Casi todos los países europeos han buscado alguna forma de abordar este problema, pero ninguno ha encontrado una solución completa, probablemente porque no existe. En Alemania está permitida y regulada, pero las mismas autoridades reconocen que tras la reforma de 2017, que endureció los controles contra la trata de mujeres, creció una prostitución clandestina que se alimenta de la explotación de inmigrantes. Tampoco los países que han optado por el abolicionismo han logrado erradicar la prostitución, como en Suecia, que ha rebajado el consumo al penalizar al cliente pero ha aumentado los índices de violencia sobre las mujeres.
El debate que abre la propuesta del presidente puede servir para fijar los criterios que una sociedad convencida de los derechos de las mujeres considera innegociables en razón de su misma decencia democrática, sin ínfulas moralizantes ni puritanismos censores. La inmensa mayoría de la sociedad española probablemente comparte la repulsa al proxeneta que negocia con carne humana, de la misma manera que el cliente de clubes de alterne, pisos y macroprostíbulos diseminados por toda la geografía española resulta incompatible con los estándares civiles democráticos. El cliente puede ignorar el horror que hay detrás de la vida de las mujeres a las que visita, pero eso no le exime de nutrir una industria de explotación infrahumana. Si ellas no tienen alternativa alguna, el cierre por ley de esos locales expone a las mujeres a una nueva vulnerabilidad o a ser recolocadas en redes de prostitución de otros países.

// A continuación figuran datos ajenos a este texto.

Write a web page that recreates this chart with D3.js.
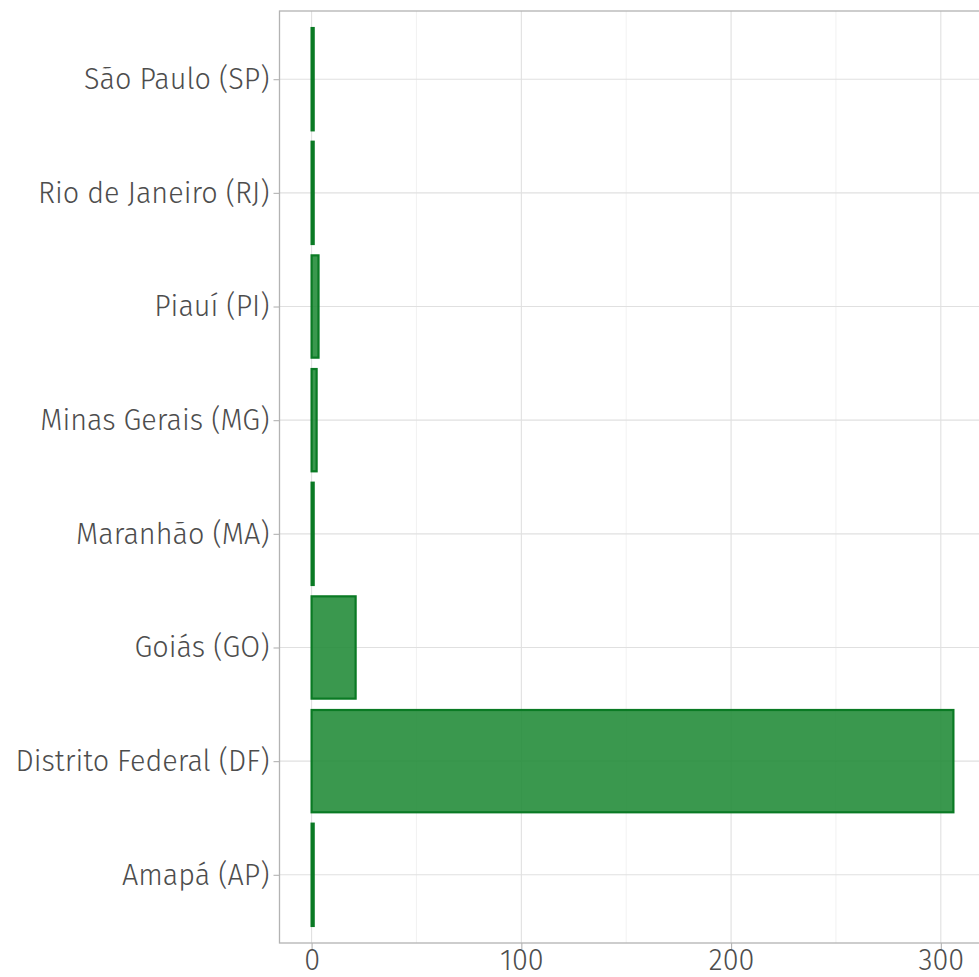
<!DOCTYPE html>
<html>
<head>
<meta charset="utf-8">
<script src="https://cdn.jsdelivr.net/npm/d3@7"></script>
<style>
  body { margin: 0; background: #fff; }
  svg { display: block; }
  text { font-family: "Fira Sans", "Open Sans", "Noto Sans", sans-serif; font-weight: 300; }
</style>
</head>
<body>
<svg id="chart" width="979" height="977"></svg>
<script>
// states from top to bottom and their values
var states = ["São Paulo (SP)", "Rio de Janeiro (RJ)", "Piauí (PI)", "Minas Gerais (MG)",
	"Maranhão (MA)", "Goiás (GO)", "Distrito Federal (DF)", "Amapá (AP)"];
var values = [1, 1, 3.3, 2.4, 1, 21, 306, 1];
var xTicks = [0, 100, 200, 300];
var xMinor = [50, 150, 250];

var margin = {top: 11, left: 279.5, bottom: 34},
	width = 706,
	height = 977 - margin.top - margin.bottom;

var maxV = d3.max(values);
var x = d3.scaleLinear()
	.domain([-0.05 * maxV, 1.05 * maxV])
	.range([0, width]);
var y = d3.scalePoint()
	.domain(states)
	.range([0, height])
	.padding(0.6);
var barH = y.step() * 0.9;

var svg = d3.select("#chart");
var g = svg.append("g")
	.attr("transform", "translate(" + margin.left + "," + margin.top + ")");

// grid
g.selectAll(".minor").data(xMinor).enter().append("line")
	.attr("x1", function(d) { return x(d); }).attr("x2", function(d) { return x(d); })
	.attr("y1", 0).attr("y2", height)
	.attr("stroke", "#ededed").attr("stroke-width", 0.7);
g.selectAll(".major").data(xTicks).enter().append("line")
	.attr("x1", function(d) { return x(d); }).attr("x2", function(d) { return x(d); })
	.attr("y1", 0).attr("y2", height)
	.attr("stroke", "#e0e0e0").attr("stroke-width", 1.1);
g.selectAll(".hgrid").data(states).enter().append("line")
	.attr("x1", 0).attr("x2", width)
	.attr("y1", function(d) { return y(d); }).attr("y2", function(d) { return y(d); })
	.attr("stroke", "#e0e0e0").attr("stroke-width", 1.1);

// bars
g.selectAll(".bar").data(values).enter().append("rect")
	.attr("x", x(0))
	.attr("y", function(d, i) { return y(states[i]) - barH / 2; })
	.attr("width", function(d) { return x(d) - x(0); })
	.attr("height", barH)
	.attr("fill", "#1f8a36")
	.attr("fill-opacity", 0.88)
	.attr("stroke", "#0a7a24")
	.attr("stroke-width", 2.2);

// border
g.append("rect")
	.attr("x", 0).attr("y", 0)
	.attr("width", width).attr("height", height)
	.attr("fill", "none")
	.attr("stroke", "#b3b3b3").attr("stroke-width", 1.3);

// axes
var xAxis = g.append("g")
	.attr("transform", "translate(0," + height + ")")
	.call(d3.axisBottom(x).tickValues(xTicks).tickSize(6).tickPadding(1));
var yAxis = g.append("g")
	.call(d3.axisLeft(y).tickSize(6).tickPadding(4));

[xAxis, yAxis].forEach(function(a) {
	a.select(".domain").remove();
	a.selectAll(".tick line").attr("stroke", "#b3b3b3").attr("stroke-width", 1.1);
	a.selectAll("text").attr("fill", "#4d4d4d").style("font-size", "28.8px");
});
</script>
</body>
</html>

Ese mínimo común puede llegar a partir de las distintas posiciones actuales (desde el abolicionismo a la regulación). El modelo intermedio finlandés combina regulación y abolición con el fin de penalizar al cliente solo cuando comercia con mujeres víctimas de trata, mientras que la opción abolicionista, con Suecia y Francia como sus exponentes más destacados, no penaliza a las mujeres y ofrece vías de inserción a las prostitutas, pero persigue y castiga tanto al proxeneta como al cliente, y este es el modelo que votó el PSOE en su 39º Congreso Federal y ratificado ahora, tras haber prometido legislar en 2018 contra la trata de personas y la explotación sexual. El muy minoritario porcentaje de mujeres que ejercen la prostitución por voluntad propia, si cabe usar la expresión en algún sentido aceptable, aduce que esa solución las obliga a la clandestinidad porque penaliza a sus clientes. En cualquier caso, el debate veraz y abierto habrá de determinar cómo perseguir con eficacia a las redes mafiosas, si castigar al cliente de cualquier tipo de prostitución, y qué salida vital y laboral se les da a las mujeres cuando se consigue romper la cadena. Lo que no puede hacer es seguir fingiendo que el problema no existe. Modificar hábitos y educar en una sexualidad que evite la monetarización de la mujer son loables objetivos, pero mientras tanto decenas de miles de mujeres viven desprovistas de la menor protección: son ellas las que tienen auténtica prisa.